Swiacki Children’s Literature Festival ends with featured creator speeches

By Ryan O'Connell

Arts & Features Editor


Illustrator Raúl The Third and writer Erin Entrada Kelly gave addresses about their creative journeys and inspirations at the final event of the 2022 Swiacki Children’s Literature Festival Nov. 2.


English major Stefano Hernandez introduced Raúl by sharing some of his accomplishments and the connection Hernandez felt when viewing Raúl’s work.


“His worlds have … different anthropomorphic animals and bring back memories of old rubber-hose cartoons, but with an inclusive Hispanic flair that is desperately needed in these current times,” Hernandez said.


Raúl said he was happy to be at FSU because he had spoken before at the University nine years ago, and still sometimes has social media interactions with students he met during that visit.


He first spoke about his move to Massachusetts, and said he moved to Boston in his 20s, excited to be in close proximity to a number of publishing companies - one being Highwater Books in Cambridge.

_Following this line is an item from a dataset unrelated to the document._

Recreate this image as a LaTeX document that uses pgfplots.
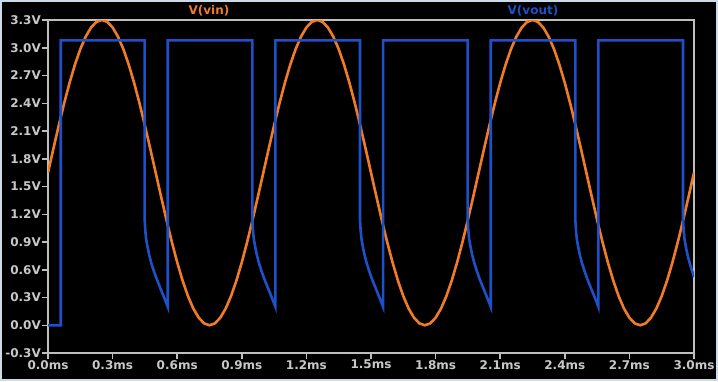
\documentclass[border=0pt]{standalone}
\usepackage{fontspec}
\setmainfont{DejaVu Sans}
\usepackage{pgfplots}
\pgfplotsset{compat=1.18}
\definecolor{vin}{RGB}{240,124,40}
\definecolor{vout}{RGB}{30,80,200}
\definecolor{frame}{RGB}{190,190,190}
\definecolor{txt}{RGB}{200,200,200}
\definecolor{border}{RGB}{205,218,232}
\begin{document}
\begin{tikzpicture}[x=1pt,y=1pt]
\fill[black] (0,0) rectangle (718,381);
\draw[border,line width=2pt] (1,1) rectangle (717,380);
\begin{axis}[at={(48pt,28pt)},anchor=south west,scale only axis,
  width=646pt,height=333pt,
  xmin=0,xmax=3,ymin=-0.3,ymax=3.3,
  axis line style={frame,line width=1.8pt},
  tick pos=left, tick align=outside, major tick length=6pt,
  tick style={frame,line width=1.5pt},
  xtick={0,0.3,0.6,0.9,1.2,1.5,1.8,2.1,2.4,2.7,3.0},
  xticklabels={0.0ms,0.3ms,0.6ms,0.9ms,1.2ms,1.5ms,1.8ms,2.1ms,2.4ms,2.7ms,3.0ms},
  ytick={-0.3,0,0.3,0.6,0.9,1.2,1.5,1.8,2.1,2.4,2.7,3.0,3.3},
  yticklabels={-0.3V,0.0V,0.3V,0.6V,0.9V,1.2V,1.5V,1.8V,2.1V,2.4V,2.7V,3.0V,3.3V},
  ticklabel style={txt,font=\bfseries\fontsize{12}{14}\selectfont},
  xticklabel style={inner sep=1pt},
  yticklabel style={inner sep=1pt},
]
\addplot[vin,line width=2.6pt] table {
x y
0.000 1.650
0.025 1.908
0.050 2.160
0.075 2.399
0.100 2.620
0.125 2.817
0.150 2.985
0.175 3.120
0.200 3.219
0.225 3.280
0.250 3.300
0.275 3.280
0.300 3.219
0.325 3.120
0.350 2.985
0.375 2.817
0.400 2.620
0.425 2.399
0.450 2.160
0.475 1.908
0.500 1.650
0.525 1.392
0.550 1.140
0.575 0.901
0.600 0.680
0.625 0.483
0.650 0.315
0.675 0.180
0.700 0.081
0.725 0.020
0.750 0.000
0.775 0.020
0.800 0.081
0.825 0.180
0.850 0.315
0.875 0.483
0.900 0.680
0.925 0.901
0.950 1.140
0.975 1.392
1.000 1.650
1.025 1.908
1.050 2.160
1.075 2.399
1.100 2.620
1.125 2.817
1.150 2.985
1.175 3.120
1.200 3.219
1.225 3.280
1.250 3.300
1.275 3.280
1.300 3.219
1.325 3.120
1.350 2.985
1.375 2.817
1.400 2.620
1.425 2.399
1.450 2.160
1.475 1.908
1.500 1.650
1.525 1.392
1.550 1.140
1.575 0.901
1.600 0.680
1.625 0.483
1.650 0.315
1.675 0.180
1.700 0.081
1.725 0.020
1.750 0.000
1.775 0.020
1.800 0.081
1.825 0.180
1.850 0.315
1.875 0.483
1.900 0.680
1.925 0.901
1.950 1.140
1.975 1.392
2.000 1.650
2.025 1.908
2.050 2.160
2.075 2.399
2.100 2.620
2.125 2.817
2.150 2.985
2.175 3.120
2.200 3.219
2.225 3.280
2.250 3.300
2.275 3.280
2.300 3.219
2.325 3.120
2.350 2.985
2.375 2.817
2.400 2.620
2.425 2.399
2.450 2.160
2.475 1.908
2.500 1.650
2.525 1.392
2.550 1.140
2.575 0.901
2.600 0.680
2.625 0.483
2.650 0.315
2.675 0.180
2.700 0.081
2.725 0.020
2.750 0.000
2.775 0.020
2.800 0.081
2.825 0.180
2.850 0.315
2.875 0.483
2.900 0.680
2.925 0.901
2.950 1.140
2.975 1.392
3.000 1.650
};
\addplot[vout,line width=2.6pt] table {
x y
0 0
0.059 0
0.059 3.08
0.449 3.08
0.449 1.14
0.452 1.02
0.456 0.93
0.462 0.85
0.470 0.76
0.480 0.67
0.491 0.59
0.503 0.51
0.515 0.44
0.527 0.37
0.541 0.29
0.556 0.20
0.556 3.08
0.949 3.08
0.949 1.14
0.952 1.02
0.956 0.93
0.962 0.85
0.970 0.76
0.980 0.67
0.991 0.59
1.003 0.51
1.015 0.44
1.027 0.37
1.041 0.29
1.056 0.20
1.056 3.08
1.449 3.08
1.449 1.14
1.452 1.02
1.456 0.93
1.462 0.85
1.470 0.76
1.480 0.67
1.491 0.59
1.503 0.51
1.515 0.44
1.527 0.37
1.541 0.29
1.556 0.20
1.556 3.08
1.949 3.08
1.949 1.14
1.952 1.02
1.956 0.93
1.962 0.85
1.970 0.76
1.980 0.67
1.991 0.59
2.003 0.51
2.015 0.44
2.027 0.37
2.041 0.29
2.056 0.20
2.056 3.08
2.449 3.08
2.449 1.14
2.452 1.02
2.456 0.93
2.462 0.85
2.470 0.76
2.480 0.67
2.491 0.59
2.503 0.51
2.515 0.44
2.527 0.37
2.541 0.29
2.556 0.20
2.556 3.08
2.949 3.08
2.949 1.14
2.952 1.02
2.956 0.93
2.962 0.85
2.970 0.76
2.980 0.67
2.991 0.59
3.000 0.52
};
\end{axis}
\node[vin,font=\bfseries\fontsize{12}{14}\selectfont] at (209,370) {V(vin)};
\node[vout,font=\bfseries\fontsize{12}{14}\selectfont] at (533,370) {V(vout)};
\end{tikzpicture}
\end{document}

Raúl said he remembered reading a biography about Harry Houdini during the drive up from El Paso, Texas, and noticed a remark Houdini had made in a letter after completing an escape from the bottom of the Charles River.


“[Houdini] wrote, ‘I have realized now that all cultured roads lead to Boston,’ and that made my ears perk up. Boston? That’s where I’m going!”


Raúl then shared his early searches for work in the city, and his initial plan of “strategic public drawing,” in which he would draw for hours in coffee shops located near publishing companies, in hopes he would be recruited as talent.


He added he didn’t find any success with this method, and it wasn’t until he gave his portfolio to a head librarian, by chance, that he saw significant progress as an illustrator.


Raúl said he was asked to teach a workshop on writing comic books due to his impressive portfolio, and was at first hesitant about his ability to teach - but accepted the work due to good pay.


He added he had spent a lot of time in the library as a boy, and it had always been a comforting space for him. “What’s great about libraries,” he said, was “they welcomed us with open arms, and for the first time … we felt like we were a major part of the community.”


Raúl said his workshop expanded and grew in popularity, leading him to teach in museums and libraries across the Minuteman Library Network. Still, he said, he was doubting if Boston had been the right city to move to, since he didn’t see a lot of himself in the community’s museums.


He said this later inspired him to teach students to create characters which looked like them, and began sending his artwork to places across the country - one receiver being a librarian in Portland, Oregon.


Raúl said the librarian noticed Hispanic boys in her library didn’t see themselves in books, and asked him to collaborate with her in creating a book they would enjoy - “Lowriders in Space.”


He said they reached out to multiple publishers, who all denied it for being for “too marginal of an audience.”


He said they finally found success from a Korean woman in publishing, who herself had looked for people like her in books as a child, and wanted to give other children the chance to see themselves in their libraries.


Writer Erin Entrada Kelly shared how her experiences as a child and young adult helped shape her writing.


Kelly said she was a sensitive girl, who once held a funeral service for a fruit fly and would rather bury herself in stuffed animals - and become uncomfortably warm under her covers - than hurt their feelings by not sleeping with them.


She added she was a scared and cautious child, unlike her sister who was much more comfortable climbing trees or swimming in the Gulf of Mexico.


Kelly said her sister was the most popular girl in school, involved in several extracurricular activities. However, Kelly said unlike her sister she was unremarkable - occupied with her “invisible hobbies,” like writing and drawing.


“The only thing that seemed to stand out about me was the fact that I was racially ambiguous,” she said.


Kelly added in middle school she felt like she wanted to disappear, and even drafted a list of things she hated about herself. She said she was bullied in high school and spent a lot of time in the library, hiding from her friends because of how vulnerable she felt.


She said as she grew into her career and began writing short stories, she noticed herself writing a lot of characters aged 8 to 12, which she thought was the age range where “everything can change.”


Kelly said she began to write for the age group, and put a lot of energy into representation, since she didn’t see a lot of Asian people in books for children, or depictions of Filipino people and culture.


She added being kind can have positive impacts on children, and shared comments she received as a girl which she had never forgotten, asking attendees to be the person who recognizes those kids.


“My hope for you is that you are that person,” she said. “You’re that person that says ‘I see you.’ You’re that person who makes eye contact with the kid who maybe has not been spoken to all day long.”